Una cucina che ci colpisce dritta al cuore

Un luogo, il Nostrano, che abbiamo visitato più volte, ma che ci stupisce continuamente per il suo successo di pubblico, assolutamente non casuale. Perché la cucina di Stefano Ciotti riesce a colpire al cuore, dritto dritto, un numero di persone molto ampio. Ecco così giungere al nostro tavolo un Risotto con zucca, noce, cioccolato bianco dagli equilibri precari la cui nota acidula dona una freschezza e una lunghezza inimmaginabili, così come la golosa e contrastata Sogliola alla mugnaia, in cui il gel di rabarbaro e la salsa champagne la fanno decisamente da padroni. Tecnica notevole nella Crostata e mandorle, molto buona ma non eccelsa la Torta di rose, con uno zabaione forse un filo troppo alcolico.

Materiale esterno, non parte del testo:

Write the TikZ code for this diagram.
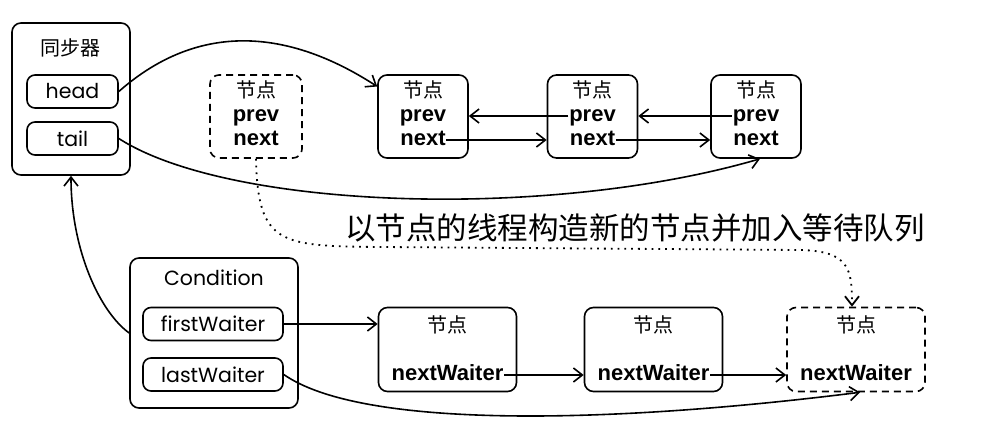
\documentclass[tikz,border=0pt]{standalone}
\usepackage{fontspec}
\setmainfont{Poppins}
\newfontfamily\cjk{Noto Sans CJK SC}
\newfontfamily\bsf{Liberation Sans}
\usetikzlibrary{arrows.meta,calc}

\begin{document}
\begin{tikzpicture}[x=1pt, y=-1pt, line width=1.6pt,
    >={Straight Barb[length=9pt,width=14pt]},
    box/.style={draw, rounded corners=9pt, inner sep=0pt},
    field/.style={draw, rounded corners=8pt, inner sep=0pt, minimum height=33pt,
        font=\fontsize{20.5}{20.5}\selectfont},
    ttl/.style={inner sep=0pt, font=\cjk\fontsize{20}{20}\selectfont},
    word/.style={inner sep=0pt, font=\fontsize{20.5}{20.5}\selectfont},
    bword/.style={inner sep=0pt, text height=11.4pt, text depth=0pt,
        font=\bsf\bfseries\fontsize{22}{22}\selectfont},
    ghost/.style={dash pattern=on 7pt off 5pt}]
    \useasboundingbox (0,0) rectangle (1005,425);

    % synchronizer
    \node[box, minimum width=118pt, minimum height=152pt] (sync) at (71,99) {};
    \node[ttl] (syncT) at (71,48) {同步器};
    \node[field, minimum width=91pt] (head) at (72.5,91.5) {head};
    \node[field, minimum width=91pt] (tail) at (72.5,138.5) {tail};

    % sync queue nodes
    \node[box, ghost, minimum width=92pt, minimum height=83pt] (q0) at (256,116.5) {};
    \node[ttl] (q0-t) at (256,90) {节点};
    \node[bword] (q0-p) at (256,116) {prev};
    \node[bword] (q0-n) at (256,140) {next};
    \foreach \n/\x in {q1/423, q2/592.5, q3/756} {
        \node[box, minimum width=90pt, minimum height=83pt] (\n) at (\x,116.5) {};
        \node[ttl] (\n-t) at (\x,90) {节点};
        \node[bword] (\n-p) at (\x,116) {prev};
        \node[bword] (\n-n) at (\x,140) {next};
    }
    \draw[->] (q2-p.west) -- (q1.east |- q2-p);
    \draw[->] (q3-p.west) -- (q2.east |- q3-p);
    \draw[->] (q1-n.east) -- (q2.west |- q1-n);
    \draw[->] (q2-n.east) -- (q3.west |- q2-n);

    % head and tail
    \draw[->] (head.east) .. controls (200,20) and (290,30) .. ($(q1.west)+(0,-30)$);
    \draw[->] (tail.east) .. controls (230,210) and (550,220) .. ($(q3.south)+(4,0)$);

    % condition
    \node[box, minimum width=168pt, minimum height=150pt] (cond) at (214,333) {};
    \node[word] (condT) at (214,278) {Condition};
    \node[field, minimum width=140pt] (first) at (213,324) {firstWaiter};
    \node[field, minimum width=140pt] (last) at (213,374.5) {lastWaiter};
    \draw[->] (cond.west) .. controls (100,312) and (71,250) .. (sync.south);

    % wait queue nodes
    \foreach \n/\x/\s in {w1/447.5/solid, w2/653.5/solid, w3/856/ghost} {
        \node[box, \s, minimum width=138pt, minimum height=84pt] (\n) at (\x,349.5) {};
        \node[ttl] (\n-t) at (\x,325) {节点};
        \node[bword] (\n-n) at (\x,375) {nextWaiter};
    }
    \draw[->] (first.east) -- (w1.west |- first);
    \draw[->] (w1-n.east) -- (w2.west |- w1-n);
    \draw[->] (w2-n.east) -- (w3.west |- w2-n);
    \draw[->] (last.east) .. controls (360,428) and (600,425) .. ($(w3.south)+(4,0)$);

    % new node into wait queue
    \node[ttl, font=\cjk\fontsize{30.5}{30.5}\selectfont] (note) at (635,228) {以节点的线程构造新的节点并加入等待队列};
    \draw[->, line width=1.8pt, dash pattern=on 1.8pt off 5pt] (q0.south) .. controls (258,245) and (280,246) .. (380,247)
        -- (800,250) .. controls (850,251) and (852,270) .. ($(w3.north)+(-4,0)$);
\end{tikzpicture}
\end{document}
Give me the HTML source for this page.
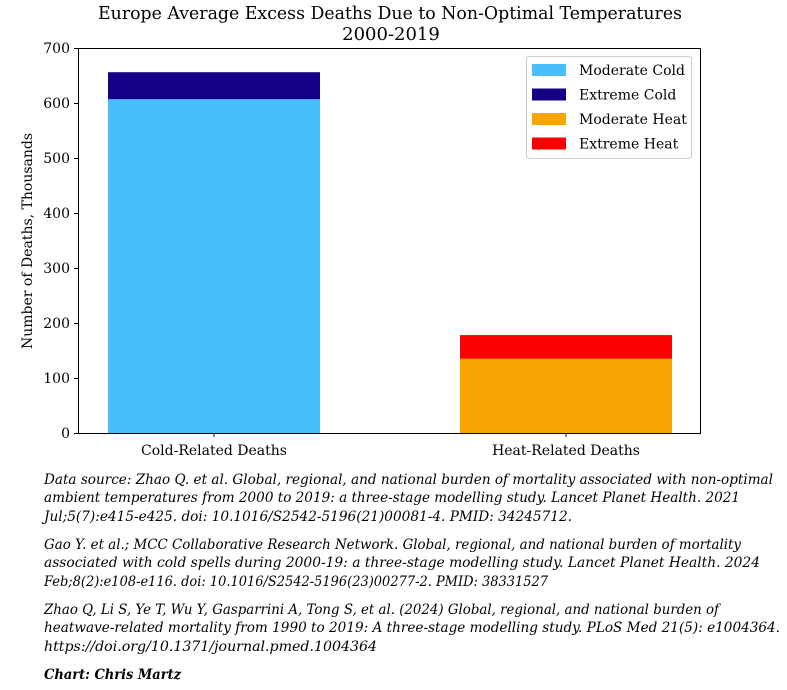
<!DOCTYPE html>
<html><head><meta charset="utf-8"><style>
body{margin:0;background:#fff;width:787px;height:690px;overflow:hidden}
svg{display:block;font-family:"DejaVu Serif","Liberation Serif",serif}
</style></head><body>
<svg id="chart" width="787" height="690" viewBox="0 0 787 690" xmlns="http://www.w3.org/2000/svg">
<text x="390" y="19" text-anchor="middle" font-size="18" textLength="584" lengthAdjust="spacingAndGlyphs">Europe Average Excess Deaths Due to Non-Optimal Temperatures</text>
<text x="391" y="40" text-anchor="middle" font-size="18">2000-2019</text>
<g id="bars"></g>
<rect x="78.5" y="48.5" width="622" height="385" fill="none" stroke="#000" stroke-width="1"/>
<g id="yaxis" font-size="14"></g>
<g id="xaxis" font-size="14"></g>
<text transform="translate(32,241) rotate(-90)" text-anchor="middle" font-size="14">Number of Deaths, Thousands</text>
<g>
<rect x="526.5" y="56.5" width="165" height="102" rx="3" fill="#fff" stroke="#ccc"/>
<g id="legend-items" font-size="14"></g>
</g>
<g font-size="14" font-style="italic">
<text x="44" y="484" textLength="729" lengthAdjust="spacingAndGlyphs">Data source: Zhao Q. et al. Global, regional, and national burden of mortality associated with non-optimal</text>
<text x="44" y="502" textLength="696" lengthAdjust="spacingAndGlyphs">ambient temperatures from 2000 to 2019: a three-stage modelling study. Lancet Planet Health. 2021</text>
<text x="44" y="521" textLength="528" lengthAdjust="spacingAndGlyphs">Jul;5(7):e415-e425. doi: 10.1016/S2542-5196(21)00081-4. PMID: 34245712.</text>
<text x="44" y="549" textLength="697" lengthAdjust="spacingAndGlyphs">Gao Y. et al.; MCC Collaborative Research Network. Global, regional, and national burden of mortality</text>
<text x="44" y="567" textLength="716" lengthAdjust="spacingAndGlyphs">associated with cold spells during 2000-19: a three-stage modelling study. Lancet Planet Health. 2024</text>
<text x="44" y="586" textLength="504" lengthAdjust="spacingAndGlyphs">Feb;8(2):e108-e116. doi: 10.1016/S2542-5196(23)00277-2. PMID: 38331527</text>
<text x="44" y="614" textLength="675" lengthAdjust="spacingAndGlyphs">Zhao Q, Li S, Ye T, Wu Y, Gasparrini A, Tong S, et al. (2024) Global, regional, and national burden of</text>
<text x="44" y="632" textLength="736" lengthAdjust="spacingAndGlyphs">heatwave-related mortality from 1990 to 2019: A three-stage modelling study. PLoS Med 21(5): e1004364.</text>
<text x="44" y="651" textLength="333" lengthAdjust="spacingAndGlyphs">https://doi.org/10.1371/journal.pmed.1004364</text>
<text x="44" y="679" font-weight="bold" textLength="137" lengthAdjust="spacingAndGlyphs">Chart: Chris Martz</text>
</g>
</svg>
<script>
const categories = ["Cold-Related Deaths", "Heat-Related Deaths"];
const seriesNames = ["Moderate Cold", "Extreme Cold", "Moderate Heat", "Extreme Heat"];
const moderateCold = [607, 0];
const extremeCold = [49, 0];
const moderateHeat = [0, 135];
const extremeHeat = [0, 43];
const yTicks = [0, 100, 200, 300, 400, 500, 600, 700];

const NS = "http://www.w3.org/2000/svg";
const colors = ["#48bdfc", "#160087", "#f9a501", "#fb0000"];
const plotX0 = 78, plotX1 = 700, plotY0 = 433, plotY1 = 48, yMax = 700;
const y = v => plotY0 - v / yMax * (plotY0 - plotY1);
const slot = (plotX1 - plotX0) / categories.length;
const barW = 212;
const xc = i => plotX0 + 30 + barW / 2 + i * 352;
function mk(tag, attrs, parent) { const e = document.createElementNS(NS, tag); for (const k in attrs) e.setAttribute(k, attrs[k]); parent.appendChild(e); return e; }

const bars = document.getElementById("bars");
const series = [moderateCold, extremeCold, moderateHeat, extremeHeat];
categories.forEach((c, i) => {
  let base = 0;
  series.forEach((s, k) => {
    const v = s[i];
    if (!v) return;
    const r = mk("rect", { x: xc(i) - barW / 2, y: y(base + v), width: barW, height: y(base) - y(base + v), fill: colors[k] }, bars);
    
    
    base += v;
  });
});

const ya = document.getElementById("yaxis");
yTicks.forEach(t => {
  const l = mk("line", { x1: plotX0 - 4, x2: plotX0, y1: y(t) + .5, y2: y(t) + .5, stroke: "#000" }, ya);
  
  
  const tx = mk("text", { x: plotX0 - 8, y: y(t) + 5, "text-anchor": "end" }, ya);
  tx.textContent = t;
  
  
});
const xa = document.getElementById("xaxis");
categories.forEach((c, i) => {
  const l = mk("line", { x1: xc(i), x2: xc(i), y1: plotY0, y2: plotY0 + 4, stroke: "#000" }, xa);
  
  
  const tx = mk("text", { x: xc(i), y: plotY0 + 22, "text-anchor": "middle" }, xa);
  tx.textContent = c;
  
  
});
const lg = document.getElementById("legend-items");
seriesNames.forEach((n, k) => {
  const yy = 64 + k * 24.5;
  const r = mk("rect", { x: 532, y: yy, width: 34, height: 12, fill: colors[k] }, lg);
  
  
  const tx = mk("text", { x: 579, y: yy + 11 }, lg);
  tx.textContent = n;
  
  
});
</script>
</body></html>
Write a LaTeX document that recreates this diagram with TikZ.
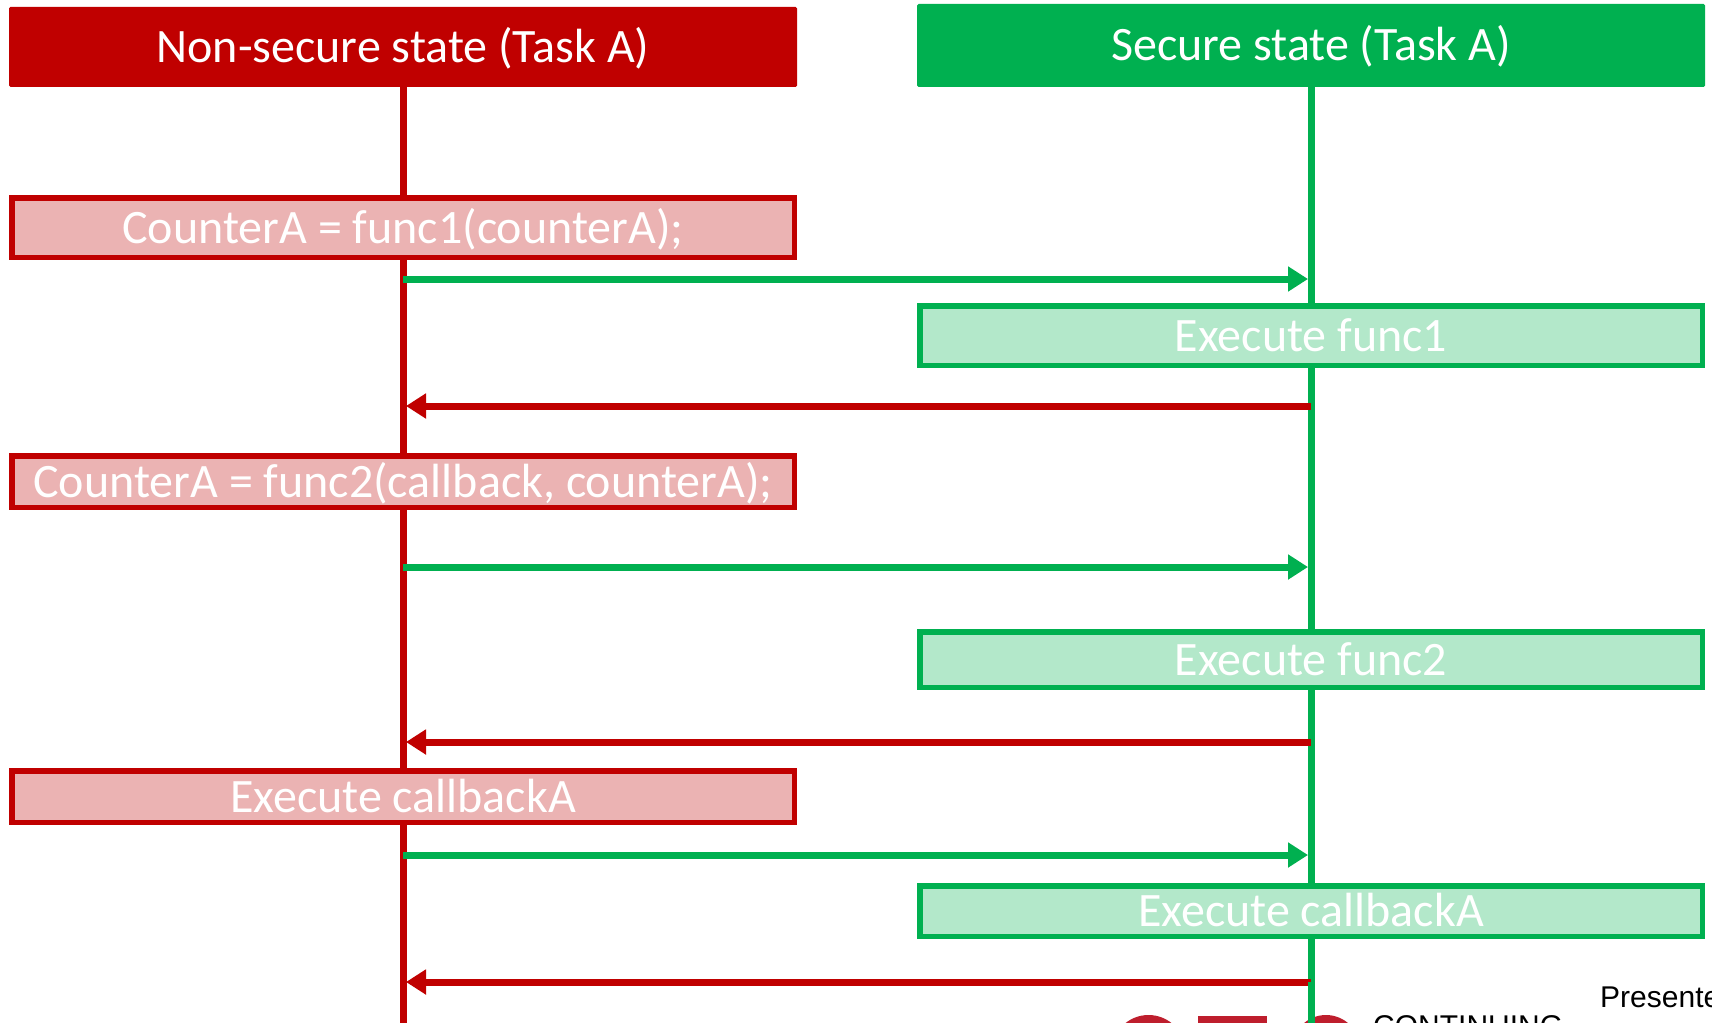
\documentclass[tikz,border=0pt]{standalone}
\usepackage{fontspec}
\setmainfont{Carlito}
\newfontfamily\arialfont{Liberation Sans}
\usetikzlibrary{arrows.meta}
\definecolor{nsred}{HTML}{C00000}
\definecolor{sgreen}{HTML}{00B050}
\definecolor{nsfill}{HTML}{EBB3B3}
\definecolor{sfill}{HTML}{B3E8CA}
\definecolor{logored}{HTML}{BE1E2D}
\begin{document}
\begin{tikzpicture}[x=1pt,y=-1pt,
  lbl/.style={text=white, font=\fontsize{48}{58}\selectfont, text height=31pt, text depth=0pt},
  hdr/.style={rectangle, inner sep=0pt, minimum width=788pt, lbl, rounded corners=1.5pt},
  nsbox/.style={rectangle, draw=nsred, fill=nsfill, line width=5.5pt, inner sep=0pt,
    minimum width=782.5pt, lbl},
  sbox/.style={rectangle, draw=sgreen, fill=sfill, line width=5.5pt, inner sep=0pt,
    minimum width=782.5pt, lbl},
  life/.style={line width=7pt},
  callarrow/.style={line width=7pt, draw=sgreen, -{Triangle[length=20pt,width=24pt]}},
  retarrow/.style={line width=7pt, draw=nsred, -{Triangle[length=20pt,width=24pt]}}]
\useasboundingbox (0,0) rectangle (1712,1022);
\clip (0,0) rectangle (1712,1022);
\fill[white] (0,0) rectangle (1712,1022);

% headers
\node[hdr, fill=nsred, minimum height=80pt] (nh) at (403,47) {Non-secure state (Task A)};
\node[hdr, fill=sgreen, minimum height=83pt] (sh) at (1311,45.5) {Secure state (Task A)};

% lifelines
\coordinate (nbot) at (403,1030);
\coordinate (sbot) at (1311,1030);
\draw[life, nsred] (nh.south) -- (nbot);
\draw[life, sgreen] (sh.south) -- (sbot);

% boxes
\node[nsbox, minimum height=59.5pt] (b1) at (403,227.5) {CounterA = func1(counterA);};
\node[sbox, minimum height=59.5pt] (e1) at (1311,335.5) {Execute func1};
\node[nsbox, minimum height=51.5pt] (b2) at (403,481.5) {CounterA = func2(callback, counterA);};
\node[sbox, minimum height=55.5pt] (e2) at (1311,659.5) {Execute func2};
\node[nsbox, minimum height=51.5pt] (b3) at (403,796.5) {Execute callbackA};
\node[sbox, minimum height=50.5pt] (e3) at (1311,911) {Execute callbackA};

% arrow end points on lifelines
\coordinate (c1s) at (403,279);  \coordinate (c1e) at (1308,279);
\coordinate (r1s) at (1311,406); \coordinate (r1e) at (406,406);
\coordinate (c2s) at (403,567);  \coordinate (c2e) at (1308,567);
\coordinate (r2s) at (1311,742); \coordinate (r2e) at (406,742);
\coordinate (c3s) at (403,855);  \coordinate (c3e) at (1308,855);
\coordinate (r3s) at (1311,982); \coordinate (r3e) at (406,982);

\draw[callarrow] (c1s) -- (c1e);
\draw[retarrow] (r1s) -- (r1e);
\draw[callarrow] (c2s) -- (c2e);
\draw[retarrow] (r2s) -- (r2e);
\draw[callarrow] (c3s) -- (c3e);
\draw[retarrow] (r3s) -- (r3e);

% partial logo at bottom right
\fill[logored] (1148.5,1052) ellipse [x radius=37, y radius=37];
\fill[logored] (1198,1016) rectangle (1267,1030);
\fill[logored] (1326,1049) circle [radius=34];
\draw[life, sgreen] (1311,982) -- (1311,1030);
\node[anchor=base west, inner sep=0pt, font=\arialfont\fontsize{30}{36}\selectfont] (cont) at (1373,1036.5) {CONTINUING};
\node[anchor=base west, inner sep=0pt, font=\arialfont\fontsize{30}{36}\selectfont] (pres) at (1600,1007) {Presente};
\end{tikzpicture}
\end{document}
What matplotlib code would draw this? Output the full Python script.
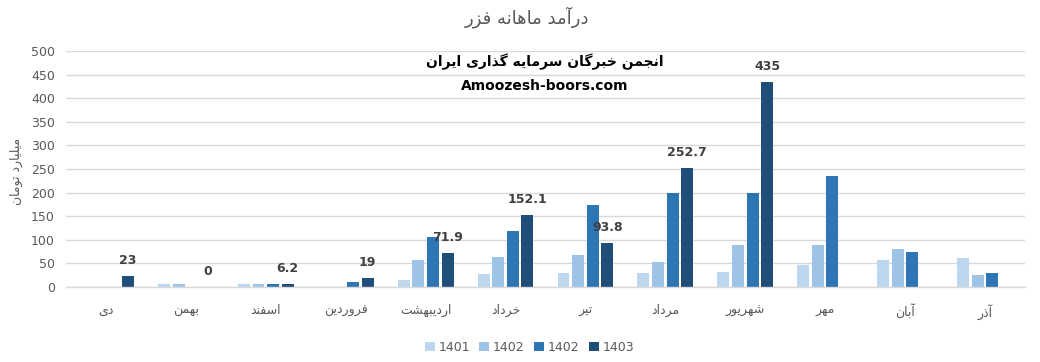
import numpy as np
import matplotlib
matplotlib.use("Agg")
import matplotlib.pyplot as plt
from matplotlib.patches import Patch

# ---------------- data ----------------
months = ["دی", "بهمن", "اسفند", "فروردین", "اردیبهشت", "خرداد",
          "تیر", "مرداد", "شهریور", "مهر", "آبان", "آذر"]
series_names = ["1401", "1402", "1402", "1403"]
s1401 = [np.nan, 6, 6, np.nan, 15, 28, 30, 30, 32, 47, 57, 62]
s1402a = [np.nan, 6, 6, np.nan, 57, 64, 68, 53, 89, 89, 81, 26]
s1402b = [np.nan, np.nan, 6, 11, 106, 119, 174, 200, 200, 235, 74, 30]
s1403 = [23, 0, 6.2, 19, 71.9, 152.1, 93.8, 252.7, 435, np.nan, np.nan, np.nan]
labels_1403 = ["23", "0", "6.2", "19", "71.9", "152.1", "93.8", "252.7", "435", "", "", ""]
yticks = list(range(0, 501, 50))
title = "درآمد ماهانه فزر"
ylabel = "میلیارد تومان"
watermark1 = "انجمن خبرگان سرمایه گذاری ایران"
watermark2 = "Amoozesh-boors.com"

colors = ["#BDD7EE", "#9DC3E6", "#2E75B6", "#1F4E79"]

# ---------------- minimal Arabic/Persian shaping ----------------
FORMS = {
    'ا': ('\uFE8D', '\uFE8E', None, None),
    'آ': ('\uFE81', '\uFE82', None, None),
    'ب': ('\uFE8F', '\uFE90', '\uFE91', '\uFE92'),
    'ت': ('\uFE95', '\uFE96', '\uFE97', '\uFE98'),
    'ج': ('\uFE9D', '\uFE9E', '\uFE9F', '\uFEA0'),
    'خ': ('\uFEA5', '\uFEA6', '\uFEA7', '\uFEA8'),
    'د': ('\uFEA9', '\uFEAA', None, None),
    'ذ': ('\uFEAB', '\uFEAC', None, None),
    'ر': ('\uFEAD', '\uFEAE', None, None),
    'ز': ('\uFEAF', '\uFEB0', None, None),
    'س': ('\uFEB1', '\uFEB2', '\uFEB3', '\uFEB4'),
    'ش': ('\uFEB5', '\uFEB6', '\uFEB7', '\uFEB8'),
    'ف': ('\uFED1', '\uFED2', '\uFED3', '\uFED4'),
    'ل': ('\uFEDD', '\uFEDE', '\uFEDF', '\uFEE0'),
    'م': ('\uFEE1', '\uFEE2', '\uFEE3', '\uFEE4'),
    'ن': ('\uFEE5', '\uFEE6', '\uFEE7', '\uFEE8'),
    'ه': ('\uFEE9', '\uFEEA', '\uFEEB', '\uFEEC'),
    'و': ('\uFEED', '\uFEEE', None, None),
    'ی': ('\uFBFC', '\uFBFD', '\uFBFE', '\uFBFF'),
    'گ': ('\uFB92', '\uFB93', '\uFB94', '\uFB95'),
}


def shape(text):
    def dual(c):
        return c in FORMS and FORMS[c][2] is not None
    out = []
    for i, c in enumerate(text):
        if c not in FORMS:
            out.append(c)
            continue
        prev = text[i - 1] if i > 0 else ''
        nxt = text[i + 1] if i + 1 < len(text) else ''
        jp = dual(prev)
        jn = dual(c) and (nxt in FORMS)
        iso, fin, ini, med = FORMS[c]
        if jp and jn:
            out.append(med)
        elif jp:
            out.append(fin)
        elif jn:
            out.append(ini)
        else:
            out.append(iso)
    return ''.join(reversed(out))


# ---------------- figure ----------------
plt.rcParams['font.family'] = ['DejaVu Sans']
fig = plt.figure(figsize=(10.4, 3.62), dpi=100)
ax = fig.add_axes([0.0635, 0.207, 0.922, 0.652])

x = np.arange(len(months))
stride = 0.183
width = 0.15
all_series = [s1401, s1402a, s1402b, s1403]
for i, (vals, col) in enumerate(zip(all_series, colors)):
    ax.bar(x + (i - 1.5) * stride, vals, width=width, color=col, zorder=3)

# data labels on 1403 series
for xi, v, lab in zip(x, s1403, labels_1403):
    if lab:
        ax.annotate(lab, (xi + 1.5 * stride, v), xytext=(0, 11),
                    textcoords='offset points', ha='center', va='center',
                    fontsize=9, fontweight='bold', color='#404040', zorder=5)

ax.set_xlim(-0.5, len(months) - 0.5)
ax.set_ylim(0, 500)
ax.set_yticks(yticks)
ax.set_xticks(x)
ax.set_xticklabels([shape(m) for m in months], fontsize=9, color='#595959')
ax.tick_params(axis='both', length=0, labelsize=9, labelcolor='#595959')
ax.tick_params(axis='x', pad=12)
ax.tick_params(axis='y', pad=8)
ax.yaxis.grid(True, color='#D9D9D9', linewidth=1, zorder=0)
for s in ['top', 'right', 'left']:
    ax.spines[s].set_visible(False)
ax.spines['bottom'].set_color('#D9D9D9')
ax.spines['bottom'].set_linewidth(1)
ax.spines['bottom'].set_zorder(4)

ax.set_ylabel(shape(ylabel), fontsize=9, color='#595959')
ax.yaxis.set_label_coords(-0.045, 0.49)

fig.text(0.507, 0.953, shape(title), ha='center', va='center',
         fontsize=13, color='#595959')

fig.text(0.524, 0.829, shape(watermark1), ha='center', va='center',
         fontsize=10, fontweight='bold', color='black')
fig.text(0.524, 0.762, watermark2, ha='center', va='center',
         fontsize=10, fontweight='bold', color='black')

handles = [Patch(facecolor=c, edgecolor='none') for c in colors]
leg = fig.legend(handles, series_names, loc='center', bbox_to_anchor=(0.509, 0.04),
                 ncol=4, frameon=False, fontsize=9, handlelength=0.8,
                 handleheight=0.8, handletextpad=0.3, columnspacing=0.75)
for t in leg.get_texts():
    t.set_color('#595959')

fig.savefig("out.png", dpi=100)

Se a questo poi aggiungete un servizio giovane, spigliato e con una marcia in più e una carta dei vini, complici alcuni amici davvero importanti, da far invidia ai nomi più blasonati dello stivale, beh, il gioco è fatto. Ci siamo sentiti di premiare, con una valutazione ancora non piena ma sicuramente a vista, questo ristorante a cui ci sentiamo solo di annotare, in un sabato sera a dire il vero pieno zeppo, solo qualche leggera lungaggine di servizio tra una portata e l’altra. Su cui i ragazzi, Stefano in primis, lavoreranno certamente.

Qui Pesaro, ristorante Nostrano, il ristorante trasversalmente orizzontale.